Why Ludo? Why not the ups and downs-filled Snakes & Ladders, of which, you could similarly say: Life is Snakes & Ladders. Snakes & Ladders is life! Because Ludo has a design conceit. It’s a game for four players, and each player has their own colour. It is no accident that the car we find Akash (a surprisingly decent Aditya Roy Kapur) and Shruti (Sanya Malhotra) in is yellow. Rahul’s (Rohit Suresh Saraf) blazer and Sheeja’s (Pearle Maaney) nurse’s uniform are blue. There are two more story threads: Bittu’s (Abhishek Bachchan) is in red, and the Alu (Rajkummar Rao)/Pinky (Fatima Sana Shaikh) track in green. All these characters, all these lives, keep crissing and crossing, and so do the colours. At one point, the frame splits into four, each one coloured by a Ludo colour. At another point, a man who is killed is found bathing in a bathroom whose door is green. Why? Because… Death is Ludo. Ludo is death.

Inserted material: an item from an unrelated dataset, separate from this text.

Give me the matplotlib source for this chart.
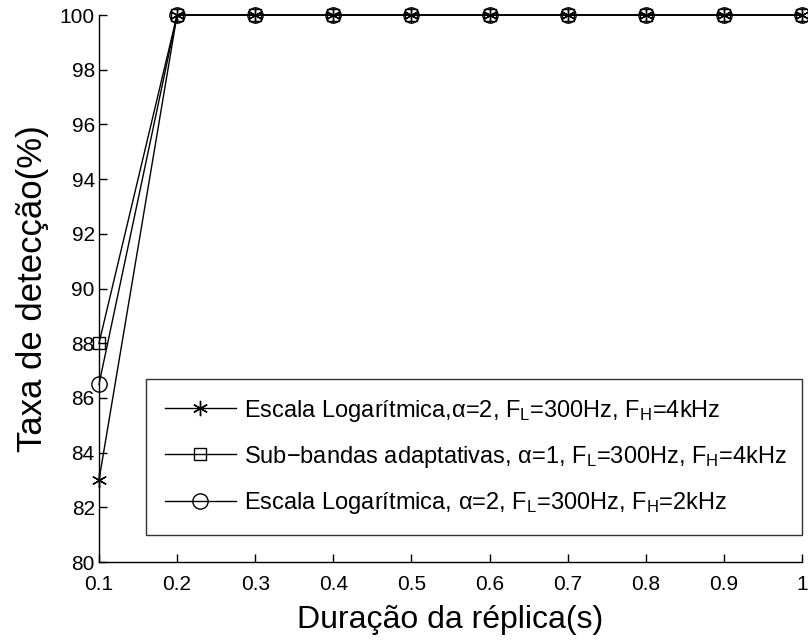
import numpy as np
import matplotlib
matplotlib.use("Agg")
import matplotlib.pyplot as plt

plt.rcParams['font.family'] = ['Liberation Sans', 'DejaVu Sans']
plt.rcParams['mathtext.fontset'] = 'custom'
plt.rcParams['mathtext.rm'] = 'Liberation Sans'
plt.rcParams['mathtext.it'] = 'Liberation Sans'

# data
duracao = [0.1, 0.2, 0.3, 0.4, 0.5, 0.6, 0.7, 0.8, 0.9, 1.0]
log_a2_4k = [83, 100, 100, 100, 100, 100, 100, 100, 100, 100]
sub_a1_4k = [88, 100, 100, 100, 100, 100, 100, 100, 100, 100]
log_a2_2k = [86.5, 100, 100, 100, 100, 100, 100, 100, 100, 100]

labels = [
    r'Escala Logarítmica,α=2, F$_L$=300Hz, F$_H$=4kHz',
    r'Sub−bandas adaptativas, α=1, F$_L$=300Hz, F$_H$=4kHz',
    r'Escala Logarítmica, α=2, F$_L$=300Hz, F$_H$=2kHz',
]

asterisk = (6, 2, 0)

fig = plt.figure(figsize=(8.08, 6.44), dpi=100)
ax = fig.add_axes([0.1225, 0.1273, 0.870, 0.8494])

ax.plot(duracao, log_a2_4k, color='black', lw=1, marker=asterisk, ms=11,
        mew=1, label=labels[0], clip_on=False)
ax.plot(duracao, sub_a1_4k, color='black', lw=1, marker='s', ms=9,
        mfc='none', mew=1, label=labels[1], clip_on=False)
ax.plot(duracao, log_a2_2k, color='black', lw=1, marker='o', ms=11,
        mfc='none', mew=1, label=labels[2], clip_on=False)

ax.set_xlim(0.1, 1.0)
ax.set_ylim(80, 100)
ax.set_xticks(np.arange(0.1, 1.01, 0.1))
ax.set_xticklabels(['0.1', '0.2', '0.3', '0.4', '0.5', '0.6', '0.7', '0.8', '0.9', '1'])
ax.set_yticks(np.arange(80, 101, 2))
ax.tick_params(direction='in', length=6, width=1, labelsize=15)
ax.tick_params(axis='x', pad=9)
ax.tick_params(axis='y', pad=3)
for s in ['top', 'right']:
    ax.spines[s].set_visible(False)
for s in ['left', 'bottom']:
    ax.spines[s].set_linewidth(1)

ax.set_xlabel('Duração da réplica(s)', fontsize=23, labelpad=8)
ax.set_ylabel('Taxa de detecção(%)', fontsize=25, labelpad=8)

leg = ax.legend(loc='upper left', bbox_to_anchor=(0.067, 0.335, 0.933, 0.0),
                mode='expand', fontsize=17, frameon=True, fancybox=False,
                edgecolor='black', handlelength=3.0, labelspacing=0.85,
                borderpad=0.8, handletextpad=0.35, borderaxespad=0)
leg.get_frame().set_linewidth(1)

fig.savefig('out.png', dpi=100)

Each of these colour-coded narrative tracks is about love (fulfilled or unrequited): the love for an ex, or the love for a daughter you’ve never seen because you’ve been in jail. And each of these “love stories” comes with a complication, mostly in the form of Sattu (Pankaj Tripathi). He’s a small-time gangster. He’s also the “dice”, whose every move affects red and yellow and green and blue alike. In case we didn’t yet get the cosmic-ness of Anurag Basu’s version of the board game, he gives us a song sequence from Albela, featuring Bhagwan (the actor; but then, this C Ramchandra chartbuster may have also been picked because there’s an actor here named after… God). Which song does this director pick? No, not Shola jo bhadke. No, not Shaam dhale khidki tale. He picks O beta ji, the song about kismat/destiny: “Kismat ki hawa kabhi naram kabhi garam” goes a lyric, implying that life is a box of chocolates and you never know what you’re going to get. “Mile kisi ko sukhi roti / kisi ko puri halwa.”

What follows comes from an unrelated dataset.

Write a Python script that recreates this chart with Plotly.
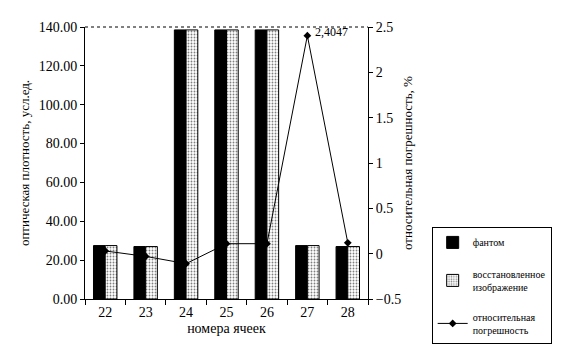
import plotly.graph_objects as go

cells = ["22", "23", "24", "25", "26", "27", "28"]
phantom = [27.5, 27.0, 138.5, 138.5, 138.5, 27.5, 27.0]
restored = [27.5, 27.0, 138.5, 138.5, 138.5, 27.5, 27.0]
rel_error = [0.03, -0.03, -0.11, 0.11, 0.11, 2.4047, 0.12]
left_ticks = [0, 20, 40, 60, 80, 100, 120, 140]
right_ticks = [-0.5, 0, 0.5, 1, 1.5, 2, 2.5]

FONT = "Liberation Serif"

peak_i = rel_error.index(max(rel_error))

fig = go.Figure()
fig.add_trace(go.Bar(
    x=cells, y=phantom, name="фантом",
    marker=dict(color="black", line=dict(color="black", width=1)),
    legendgroup="a",
))
fig.add_trace(go.Bar(
    x=cells, y=restored, name="восстановленное<br>изображение",
    marker=dict(color="white", line=dict(color="black", width=1),
                pattern=dict(shape=".", fgcolor="black", bgcolor="white",
                             size=3, solidity=0.3)),
    legendgroup="b",
))
fig.add_trace(go.Scatter(
    x=cells, y=rel_error, name="относительная<br>погрешность",
    mode="lines+markers", yaxis="y2",
    line=dict(color="black", width=1),
    marker=dict(symbol="diamond", size=6, color="black"),
    legendgroup="c",
))

fig.add_annotation(
    x=peak_i, y=rel_error[peak_i], yref="y2",
    text=f"{rel_error[peak_i]:.4f}".replace(".", ","), showarrow=False,
    xanchor="left", yanchor="middle", xshift=6, yshift=4,
    font=dict(family=FONT, size=12, color="black"),
)

fig.update_layout(
    width=570, height=362,
    margin=dict(l=77, r=210, t=13, b=71),
    paper_bgcolor="white", plot_bgcolor="white",
    barmode="group", bargap=0.42, bargroupgap=0.0,
    font=dict(family=FONT, size=13, color="black"),
    showlegend=True,
    legend=dict(
        x=1.225, y=0.265, xanchor="left", yanchor="top",
        bordercolor="black", borderwidth=1, bgcolor="white",
        font=dict(family=FONT, size=10, color="black"),
        tracegroupgap=14, itemwidth=30,
    ),
    xaxis=dict(
        type="category", range=[-0.5, len(cells) - 0.5],
        showline=True, linecolor="black", linewidth=1,
        ticks="outside", ticklen=5, tickcolor="black", tickson="boundaries",
        showgrid=False, mirror=False, tickangle=0,
        title=dict(text="номера ячеек", font=dict(family=FONT, size=14), standoff=4),
        tickfont=dict(family=FONT, size=14),
    ),
    yaxis=dict(
        range=[0, 140], tickvals=left_ticks, tickformat=".2f",
        showline=True, linecolor="black", linewidth=1,
        ticks="outside", ticklen=4, tickcolor="black", showgrid=False,
        zeroline=False,
        title=dict(text="оптическая плотность, усл.ед.", font=dict(family=FONT, size=13), standoff=6),
        tickfont=dict(family=FONT, size=14),
    ),
    yaxis2=dict(
        range=[-0.5, 2.5], tickvals=right_ticks, overlaying="y", side="right",
        showline=True, linecolor="black", linewidth=1,
        ticks="outside", ticklen=4, tickcolor="black", showgrid=False,
        zeroline=False,
        title=dict(text="относительная погрешность, %", font=dict(family=FONT, size=13), standoff=2),
        tickfont=dict(family=FONT, size=14),
    ),
    shapes=[dict(type="line", xref="paper", yref="paper", x0=0, x1=1, y0=1, y1=1,
                 line=dict(color="black", width=1, dash="dot"))],
)

fig.write_html("out.html")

Ludo is a film that works better in the head. It’s overly thought out rather than felt through, which is something you could never say about Barfi or Jagga Jasoos. The cast is half-okay (the biggest disappointment is Abhishek Bachchan, who wears the same dour expression throughout, and also suffers from a series of over-sentimental scenes) – but this is a film that needed better bits rather than a better cast. Some incidents are howlarious, like that green-door bathroom bather who just won’t die. Others sound funny when you hear the one-line in your head, but on screen, they don’t land. Mostly though, I was left with the feeling of a vibe that I just wasn’t able to catch. I know this isn’t about logic. It’s about the peculiar magic only Anurag Basu is able to conjure up. A character says as much: “Kuch rishton mein logic nahin hota. Sirf magic hota hai.” My problem is that I didn’t feel this magic, either. For a lot of its running time, Ludo feels bloated. It feels like a bored game. But hey… grudging respect.